WCM's evolving role continues to drive growth in this market and contribute to its dynamism. Revenue in the WCM software market totaled approximately $1.2 billion in 2012. Growth was lower than in recent years, at 7%, but that was mainly due to the tough economic conditions in many major markets. We expect that revenue will grow by 12% in 2013, to reach approximately $1.4 billion. North America accounts for 54% of revenue, EMEA 26% and Asia/Pacific 16%. We project that the WCM market will see a compound annual growth rate of approximately 10% from 2012 to 2017. These numbers reflect the increasing importance enterprises place on the online channel and improving visitors' experience. WCM will keep growing as a percentage of the overall ECM market, rising from almost 26% of this market in 2012 to 28% in 2017.
Market Overview
Customers now demand more from WCM than its traditional, fundamental role of just facilitating content creation and publishing. Customers need the systems responsible for managing their online presence to cover a broader range of activities. They expect their WCM systems to support their OCO strategies. Organizations are treating their online presence more strategically, and the influence of the business is becoming as prominent as that of IT. Consequently, the market is more focused on the impact of the online channel than on the method itself.
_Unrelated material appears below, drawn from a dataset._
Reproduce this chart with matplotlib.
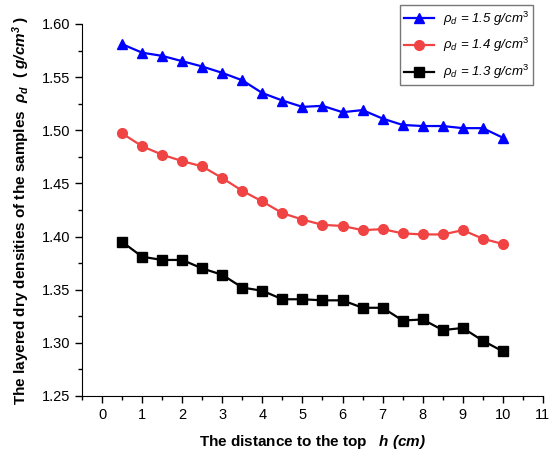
import matplotlib
matplotlib.use("Agg")
import matplotlib.pyplot as plt
from matplotlib.ticker import MultipleLocator

plt.rcParams['font.family'] = ['Liberation Sans', 'Noto Sans CJK SC', 'DejaVu Sans']
plt.rcParams['mathtext.fontset'] = 'custom'
plt.rcParams['mathtext.rm'] = 'Liberation Sans'
plt.rcParams['mathtext.it'] = 'Liberation Sans:italic'
plt.rcParams['mathtext.bf'] = 'Liberation Sans:italic:bold'

# distance from the top of the sample (cm)
h = [0.5, 1.0, 1.5, 2.0, 2.5, 3.0, 3.5, 4.0, 4.5, 5.0,
     5.5, 6.0, 6.5, 7.0, 7.5, 8.0, 8.5, 9.0, 9.5, 10.0]

# layered dry densities (g/cm3) for each target density
rho_15 = [1.581, 1.573, 1.570, 1.565, 1.560, 1.554, 1.547, 1.535, 1.528, 1.522,
          1.523, 1.517, 1.519, 1.511, 1.505, 1.504, 1.504, 1.502, 1.502, 1.493]
rho_14 = [1.497, 1.485, 1.477, 1.471, 1.466, 1.455, 1.443, 1.433, 1.422, 1.416,
          1.411, 1.410, 1.406, 1.407, 1.403, 1.402, 1.402, 1.406, 1.398, 1.393]
rho_13 = [1.395, 1.381, 1.378, 1.378, 1.370, 1.364, 1.352, 1.349, 1.341, 1.341,
          1.340, 1.340, 1.333, 1.333, 1.321, 1.322, 1.312, 1.314, 1.302, 1.292]

fig = plt.figure(figsize=(5.58, 4.57), dpi=100)
ax = fig.add_axes([0.147, 0.1335, 0.826, 0.814])

ax.plot(h, rho_15, color='#0000ff', marker='^', markersize=7, lw=1.6,
        label=r'$\rho_d$ = 1.5 g/cm$^3$')
ax.plot(h, rho_14, color='#f04444', marker='o', markersize=7, lw=1.6,
        label=r'$\rho_d$ = 1.4 g/cm$^3$')
ax.plot(h, rho_13, color='black', marker='s', markersize=6.5, lw=1.6,
        label=r'$\rho_d$ = 1.3 g/cm$^3$')

ax.set_xlim(-0.5, 11)
ax.set_ylim(1.25, 1.60)
ax.xaxis.set_major_locator(MultipleLocator(1))
ax.xaxis.set_minor_locator(MultipleLocator(0.5))
ax.yaxis.set_major_locator(MultipleLocator(0.05))
ax.yaxis.set_minor_locator(MultipleLocator(0.025))
ax.yaxis.set_major_formatter(matplotlib.ticker.FormatStrFormatter('%.2f'))

ax.spines['top'].set_visible(False)
ax.spines['right'].set_visible(False)
ax.tick_params(which='major', direction='out', length=5, width=1, labelsize=10.5)
ax.tick_params(which='minor', direction='out', length=3, width=1)

ax.set_xlabel(r'The distance to the top   $\mathbf{h\ (cm)}$',
              fontsize=11, fontweight='bold', labelpad=8)
ax.set_ylabel(r'The layered dry densities of the samples  $\mathbf{\rho_d}$  ( $\mathbf{g/cm^3}$ )',
              fontsize=11, fontweight='bold', labelpad=7)

leg = fig.legend(loc='upper right', bbox_to_anchor=(0.956, 0.988),
                 prop={'style': 'italic', 'size': 9.5}, fancybox=False,
                 edgecolor='#555555', handlelength=2.3, handletextpad=0.7,
                 borderpad=0.3, borderaxespad=0, labelspacing=0.65)
leg.get_frame().set_linewidth(1)

fig.savefig('out.png', dpi=100)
The need to make the most of the online channel is driving the market — for example, to increase sales or improve customer loyalty.
In the shift toward broader capability and increased business requirements, WCM as a category is starting to overlap with other categories. As WCM vendors broaden their offerings to encompass areas such as marketing, campaign management and Web analytics, they are competing with incumbents and emerging providers in these areas.
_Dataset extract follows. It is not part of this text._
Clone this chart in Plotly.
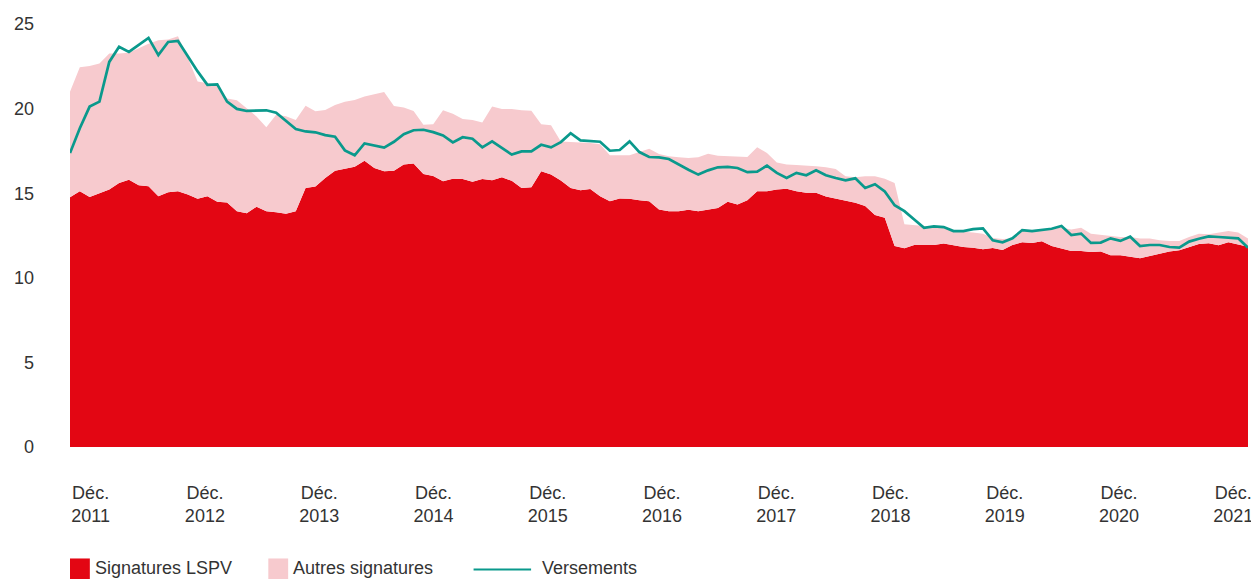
import plotly.graph_objects as go

# Monthly values, Dec 2011 -> Dec 2021 (121 months)
signatures_lspv = [
    14.76, 15.12, 14.78, 15.02, 15.22, 15.61, 15.80, 15.47, 15.41, 14.82,
    15.06, 15.12, 14.92, 14.67, 14.82, 14.49, 14.45, 13.94, 13.82, 14.20,
    13.94, 13.88, 13.78, 13.94, 15.31, 15.39, 15.90, 16.33, 16.45, 16.57,
    16.92, 16.49, 16.29, 16.33, 16.69, 16.75, 16.14, 16.02, 15.71, 15.86,
    15.84, 15.67, 15.84, 15.76, 15.94, 15.73, 15.31, 15.35, 16.29, 16.10,
    15.75, 15.31, 15.18, 15.25, 14.82, 14.53, 14.69, 14.67, 14.59, 14.53,
    14.04, 13.94, 13.94, 14.02, 13.94, 14.04, 14.12, 14.49, 14.33, 14.59,
    15.12, 15.12, 15.22, 15.27, 15.12, 15.02, 15.02, 14.80, 14.67, 14.57,
    14.43, 14.24, 13.71, 13.55, 11.88, 11.75, 11.94, 11.94, 11.94, 12.02,
    11.92, 11.82, 11.78, 11.69, 11.76, 11.65, 11.94, 12.10, 12.06, 12.16,
    11.88, 11.72, 11.59, 11.59, 11.53, 11.55, 11.33, 11.33, 11.25, 11.16,
    11.29, 11.43, 11.55, 11.63, 11.80, 12.00, 12.04, 11.92, 12.10, 11.98,
    11.84,
]

signatures_total = [
    21.00, 22.45, 22.52, 22.67, 23.25, 23.25, 23.30, 23.55, 23.84, 24.04,
    24.08, 24.27, 23.00, 21.60, 21.49, 21.40, 20.60, 20.50, 20.02, 19.53,
    18.90, 19.63, 19.55, 19.33, 20.17, 19.84, 19.92, 20.22, 20.41, 20.51,
    20.71, 20.84, 20.98, 20.16, 20.06, 19.86, 19.04, 19.08, 19.90, 19.70,
    19.39, 19.33, 19.18, 20.12, 19.98, 19.98, 19.90, 19.88, 19.08, 19.02,
    18.06, 18.02, 18.00, 17.96, 17.90, 17.24, 17.24, 17.24, 17.43, 17.63,
    17.31, 17.18, 17.12, 17.08, 17.12, 17.33, 17.22, 17.20, 17.18, 17.14,
    17.72, 17.37, 16.82, 16.69, 16.67, 16.65, 16.59, 16.53, 16.43, 16.00,
    15.94, 16.00, 16.00, 15.86, 15.61, 13.16, 13.12, 13.08, 13.04, 12.96,
    12.76, 12.73, 12.67, 12.61, 12.35, 12.30, 12.33, 12.76, 12.80, 12.84,
    12.90, 12.96, 12.86, 12.96, 12.61, 12.53, 12.47, 12.41, 12.41, 12.33,
    12.33, 12.22, 12.18, 12.18, 12.41, 12.61, 12.57, 12.67, 12.76, 12.67,
    12.33,
]

versements = [
    17.37, 18.84, 20.12, 20.41, 22.76, 23.65, 23.35, 23.75, 24.18, 23.16,
    23.94, 24.00, 23.06, 22.20, 21.40, 21.43, 20.41, 19.98, 19.86, 19.90,
    19.90, 19.76, 19.28, 18.79, 18.65, 18.60, 18.43, 18.34, 17.53, 17.24,
    17.94, 17.82, 17.69, 18.04, 18.49, 18.72, 18.75, 18.61, 18.41, 18.00,
    18.31, 18.22, 17.71, 18.06, 17.67, 17.28, 17.47, 17.47, 17.86, 17.71,
    18.02, 18.55, 18.12, 18.06, 18.04, 17.51, 17.55, 18.06, 17.43, 17.14,
    17.12, 17.02, 16.69, 16.39, 16.10, 16.35, 16.53, 16.55, 16.49, 16.24,
    16.27, 16.63, 16.20, 15.90, 16.20, 16.06, 16.35, 16.06, 15.90, 15.76,
    15.88, 15.31, 15.53, 15.10, 14.29, 13.94, 13.45, 12.96, 13.04, 13.00,
    12.76, 12.76, 12.88, 12.92, 12.22, 12.10, 12.33, 12.82, 12.76, 12.82,
    12.90, 13.06, 12.53, 12.61, 12.06, 12.08, 12.33, 12.18, 12.43, 11.88,
    11.94, 11.94, 11.82, 11.78, 12.14, 12.31, 12.45, 12.41, 12.37, 12.33,
    11.78,
]

years = [2011, 2012, 2013, 2014, 2015, 2016, 2017, 2018, 2019, 2020, 2021]
tick_labels = [f"Déc.<br>{y}" for y in years]
y_ticks = [0, 5, 10, 15, 20, 25]

RED = "#E30613"
PINK = "#F7CACE"
TEAL = "#0A998C"
TEXT = "#333333"
FONT = "Liberation Sans, Arial, sans-serif"

months = list(range(len(signatures_lspv)))
autres = [t - l for t, l in zip(signatures_total, signatures_lspv)]

fig = go.Figure()
fig.add_trace(go.Scatter(
    x=months, y=signatures_lspv, name="Signatures LSPV",
    stackgroup="sig", mode="lines", line=dict(width=0, color=RED),
    fillcolor=RED, showlegend=False,
))
fig.add_trace(go.Scatter(
    x=months, y=autres, name="Autres signatures",
    stackgroup="sig", mode="lines", line=dict(width=0, color=PINK),
    fillcolor=PINK, showlegend=False,
))
fig.add_trace(go.Scatter(
    x=months, y=versements, name="Versements",
    mode="lines", line=dict(width=2.7, color=TEAL), showlegend=False,
))

# label positions along the month axis (evenly spaced yearly labels)
n_lab = len(years)
tick_pos = [2.1 + k * (118.5 - 2.1) / (n_lab - 1) for k in range(n_lab)]

fig.update_xaxes(
    range=[0, len(months) - 1], tickvals=tick_pos, ticktext=tick_labels,
    showgrid=False, zeroline=False, showline=False, ticks="",
    ticklabelstandoff=33, tickfont=dict(size=18, color=TEXT, family=FONT),
)
fig.update_yaxes(
    range=[0, 25], tickvals=y_ticks, showgrid=False, zeroline=False,
    showline=False, ticks="", ticklabelstandoff=35,
    tickfont=dict(size=18, color=TEXT, family=FONT),
)

# Manual legend (below the plot area); coordinates in page pixels
PLOT_LEFT, PLOT_RIGHT, PLOT_TOP, PLOT_BOTTOM = 65, 1253, 22, 447
def py(pix):
    return (PLOT_BOTTOM - pix) / (PLOT_BOTTOM - PLOT_TOP)
def px(pix):
    return (pix - PLOT_LEFT) / (PLOT_RIGHT - PLOT_LEFT)

legend_items = [("Signatures LSPV", RED, 65, "box"),
                ("Autres signatures", PINK, 265, "box"),
                ("Versements", TEAL, 472, "line")]
for label, col, x0, kind in legend_items:
    if kind == "box":
        fig.add_shape(type="rect", xref="paper", yref="paper",
                      x0=px(x0), x1=px(x0 + 20), y0=py(559), y1=py(585),
                      fillcolor=col, line=dict(width=0))
        tx = x0 + 23
    else:
        fig.add_shape(type="line", xref="paper", yref="paper",
                      x0=px(x0), x1=px(x0 + 58), y0=py(570), y1=py(570),
                      line=dict(color=col, width=2))
        tx = x0 + 67
    fig.add_annotation(text=label, xref="paper", yref="paper",
                       x=px(tx), y=py(569), xanchor="left", yanchor="middle",
                       showarrow=False,
                       font=dict(size=18, color=TEXT, family=FONT))

# the page adds an 8px body margin: figure coordinates = page pixels - 8
fig.update_layout(
    width=1251, height=571,
    margin=dict(l=57, r=6, t=14, b=132),
    paper_bgcolor="white", plot_bgcolor="white",
    font=dict(family=FONT, size=18, color=TEXT),
    hovermode=False,
)

fig.write_html("out.html")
Although in most cases WCM market dynamics and requirements remain distinct from those of horizontal portals, the overlap between the two markets is increasing. The roots of WCM lie in the creation, organization and publication of content, while portals provide a single point of access to information and applications that often already exist in disparate places. But customer demands and the convergence of WCM and portal capabilities in some vendors' offerings are leading a growing number of customers toward single platforms that serve both purposes. This could lead to greater use of the user experience platform (UXP), a promising approach for establishing the necessary technologies for executing an OCO strategy (see "Optimize Your Online Presence and Enhance the Experience for Customers and Users").
Meanwhile, social computing trends and the consumerization of technology have urged greater user centricity in both markets. Demand has grown in the portal market for team-oriented and personal portals. The WCM market has had to quickly accommodate user-generated content and greater "democratization" — for example, with users other than traditional corporate publishers now using WCM to provide feedback on sites.
Consumerization has created a huge demand for usability and social features that drive user engagement in WCM platforms. Competitive WCM vendors now develop products with user appeal, the digital experience and user-centered design in mind — both for those who create and manage content and for those who consume it. WCM will continue to be the tool that delivers the enhanced user experience required by the increased use of mobile computing and social media.